# What you need to do
Search the entries below. Return every line that has "this" in it.

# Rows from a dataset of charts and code
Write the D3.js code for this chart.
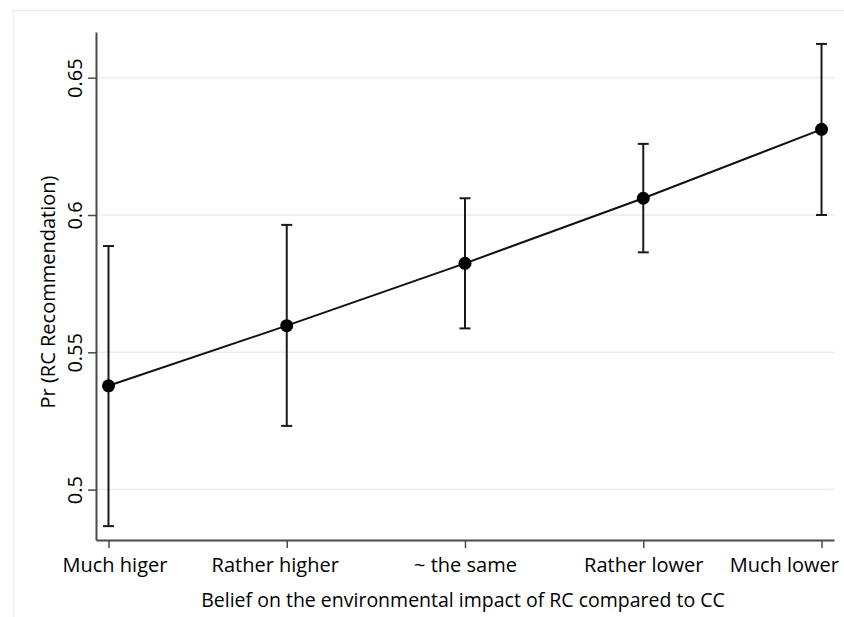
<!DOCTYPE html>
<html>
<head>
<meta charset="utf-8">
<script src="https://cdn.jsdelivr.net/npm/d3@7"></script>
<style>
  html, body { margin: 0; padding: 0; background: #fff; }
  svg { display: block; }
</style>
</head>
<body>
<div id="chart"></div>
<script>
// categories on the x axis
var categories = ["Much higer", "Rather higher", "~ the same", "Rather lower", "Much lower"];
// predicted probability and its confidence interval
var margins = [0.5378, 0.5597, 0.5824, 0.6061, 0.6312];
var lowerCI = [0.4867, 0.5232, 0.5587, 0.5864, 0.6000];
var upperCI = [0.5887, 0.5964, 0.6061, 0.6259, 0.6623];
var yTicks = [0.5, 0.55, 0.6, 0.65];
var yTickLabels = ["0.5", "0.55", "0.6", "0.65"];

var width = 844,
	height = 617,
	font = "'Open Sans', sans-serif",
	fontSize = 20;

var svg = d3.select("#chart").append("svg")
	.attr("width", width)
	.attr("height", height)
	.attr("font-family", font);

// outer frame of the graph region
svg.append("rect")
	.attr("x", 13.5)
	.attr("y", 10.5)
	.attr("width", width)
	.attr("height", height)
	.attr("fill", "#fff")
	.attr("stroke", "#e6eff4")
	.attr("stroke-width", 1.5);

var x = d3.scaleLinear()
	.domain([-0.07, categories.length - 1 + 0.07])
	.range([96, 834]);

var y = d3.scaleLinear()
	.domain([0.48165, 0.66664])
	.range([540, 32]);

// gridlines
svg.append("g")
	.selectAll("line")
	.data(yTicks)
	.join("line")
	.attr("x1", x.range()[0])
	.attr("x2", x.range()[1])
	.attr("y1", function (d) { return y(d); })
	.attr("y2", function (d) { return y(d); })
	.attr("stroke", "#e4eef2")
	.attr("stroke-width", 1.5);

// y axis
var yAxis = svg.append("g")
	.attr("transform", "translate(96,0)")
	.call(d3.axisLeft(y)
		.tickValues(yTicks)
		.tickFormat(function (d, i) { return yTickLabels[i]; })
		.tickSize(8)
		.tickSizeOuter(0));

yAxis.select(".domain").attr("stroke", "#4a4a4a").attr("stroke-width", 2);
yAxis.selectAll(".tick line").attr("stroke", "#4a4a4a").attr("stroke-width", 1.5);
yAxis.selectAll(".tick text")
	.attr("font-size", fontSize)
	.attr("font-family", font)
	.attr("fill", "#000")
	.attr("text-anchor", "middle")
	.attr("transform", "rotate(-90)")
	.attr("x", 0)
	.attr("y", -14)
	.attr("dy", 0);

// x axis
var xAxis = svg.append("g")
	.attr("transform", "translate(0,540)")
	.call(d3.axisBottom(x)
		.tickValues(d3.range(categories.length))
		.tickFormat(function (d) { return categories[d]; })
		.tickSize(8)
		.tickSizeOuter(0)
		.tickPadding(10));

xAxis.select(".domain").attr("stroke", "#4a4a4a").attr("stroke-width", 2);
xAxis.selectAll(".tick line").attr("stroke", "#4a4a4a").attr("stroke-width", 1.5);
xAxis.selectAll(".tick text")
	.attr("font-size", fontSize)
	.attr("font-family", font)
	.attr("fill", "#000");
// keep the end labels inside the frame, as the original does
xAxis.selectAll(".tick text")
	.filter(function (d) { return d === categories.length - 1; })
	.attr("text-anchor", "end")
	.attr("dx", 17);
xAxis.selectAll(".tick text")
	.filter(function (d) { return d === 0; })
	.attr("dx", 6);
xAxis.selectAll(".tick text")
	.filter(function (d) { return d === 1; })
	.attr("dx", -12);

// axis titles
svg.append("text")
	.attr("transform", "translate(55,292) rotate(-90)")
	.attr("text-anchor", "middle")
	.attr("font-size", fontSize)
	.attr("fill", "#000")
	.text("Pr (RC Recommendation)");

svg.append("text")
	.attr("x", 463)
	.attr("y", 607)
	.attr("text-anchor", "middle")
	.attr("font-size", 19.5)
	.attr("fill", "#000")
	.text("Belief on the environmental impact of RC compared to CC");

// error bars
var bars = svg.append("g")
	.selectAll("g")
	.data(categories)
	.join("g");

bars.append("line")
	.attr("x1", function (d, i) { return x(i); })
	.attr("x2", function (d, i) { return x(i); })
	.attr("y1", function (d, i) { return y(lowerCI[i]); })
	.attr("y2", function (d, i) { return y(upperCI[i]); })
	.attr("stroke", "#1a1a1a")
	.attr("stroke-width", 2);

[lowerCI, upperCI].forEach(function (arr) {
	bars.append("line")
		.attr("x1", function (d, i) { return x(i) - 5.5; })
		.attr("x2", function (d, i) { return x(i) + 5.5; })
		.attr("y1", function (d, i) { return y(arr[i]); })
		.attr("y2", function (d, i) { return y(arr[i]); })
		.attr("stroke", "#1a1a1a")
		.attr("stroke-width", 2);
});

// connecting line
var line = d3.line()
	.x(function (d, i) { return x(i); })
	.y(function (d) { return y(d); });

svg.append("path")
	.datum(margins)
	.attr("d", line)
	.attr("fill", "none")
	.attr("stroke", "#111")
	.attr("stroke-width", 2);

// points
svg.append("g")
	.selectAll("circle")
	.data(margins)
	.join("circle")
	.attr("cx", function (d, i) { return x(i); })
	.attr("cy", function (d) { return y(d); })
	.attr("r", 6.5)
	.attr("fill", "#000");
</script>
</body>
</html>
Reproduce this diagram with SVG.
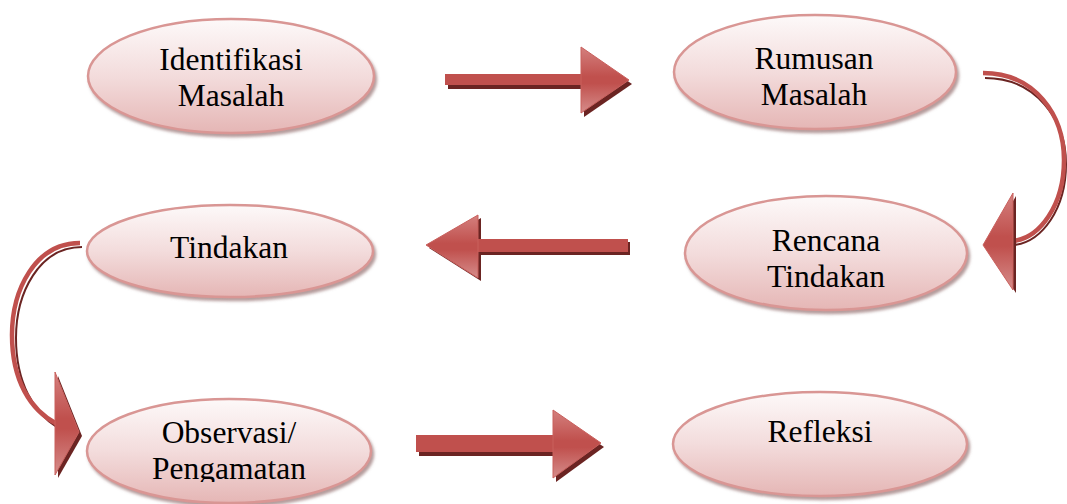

# Reply to the task
Write the D3.js code for this chart.
Reproduce this diagram with SVG.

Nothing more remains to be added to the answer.